Notes from the 9th FS Unit History- December 1944
  • December started unexcitedly with routine patrols the first few days. We were still encamped at the "temporary" area upon which descended October 24, and awaited orders to move to the "permanent" campsite a few miles nearer the airstrip. 
  • Dec. 6th some of the personnel moved into the new camp area. There were a few air raids and several red alerts at night, and at 7 PM a blinding flash was observed in the direction of the strip. In the morning a Jap Sally bomber was found scattered over the east side of the strip. Several Jap bodies were around the area, a satisfactory, if slightly gruesome sight. It was learned later that this was an "honor mission" in which the purpose was to fly into the traffic pattern, crash land on the strip, and disperse the occupants of the plane in the vicinity of the landing. The Japs were equipped with mines, which adhered to the plane until detonated. Obviously a great deal of damage could have been wrought with such a surprise attack. Unfortunately for the Japs, our anti-aircraft defenses penetrated the deception and when the Sally came over the south end of the strip it was greeted by everything that could be thrown up, and it 'augured' in, as only the Japs seem to be able to do. Our technical intelligence lads were on the job early, much to the disgruntlement of souvenir hunters who were also on the scene as early and faithful as ever! At least 2 Samurai swords were in the wreckage, and subsequent checking showed all of the enemy were officers and all had civilian clothes beneath their uniforms except one who wore an American army uniform under his Jap one. 

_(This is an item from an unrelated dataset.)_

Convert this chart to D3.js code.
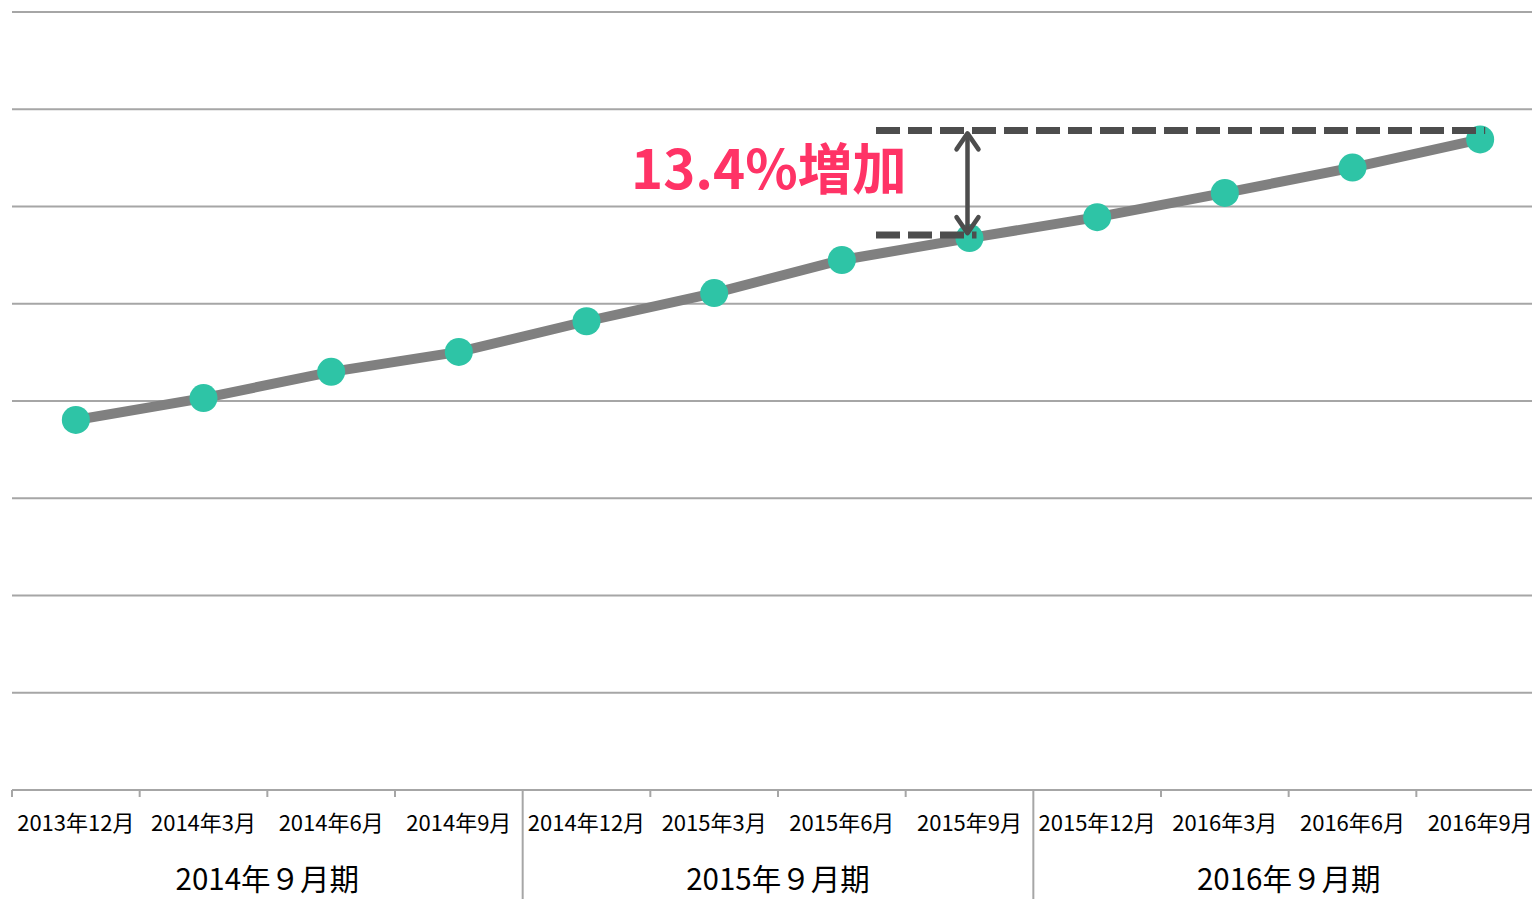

  • Dec. 7th--The squadron moved to the new campsite without mishap.
  • Dec. 10th (early)--, a blinding flash and one of the loudest explosions heard to date, awakened the camp. It was not a bombing but the destruction of approximately one hundred tons of TNT near Palo. Its cause was not determined although the electrical storm going on at the time might well have accounted for it.
  • Dec. 12th---  a very proud day for the 9th Fighter Squadron, when General MacArthur personally decorated Major Bong with the highest honor a grateful nation could give, the Congressional Medal of Honor (Photo of Bong Receiving his medal). The ceremony was simple but impressive and made a lasting impression of the minds of on-lookers. At the time, Major Bong had 38 enemy planes to his credit and before leaving for the United States later in the month he found time to run his score to 40.
  • Dec. 21st---the squadron was stunned to receive orders to move within a few days. It was thought originally that our stay at the "permanent" campsite would be a protracted one and nearly every tent had fine wooden flooring.  Morale was nil for a while.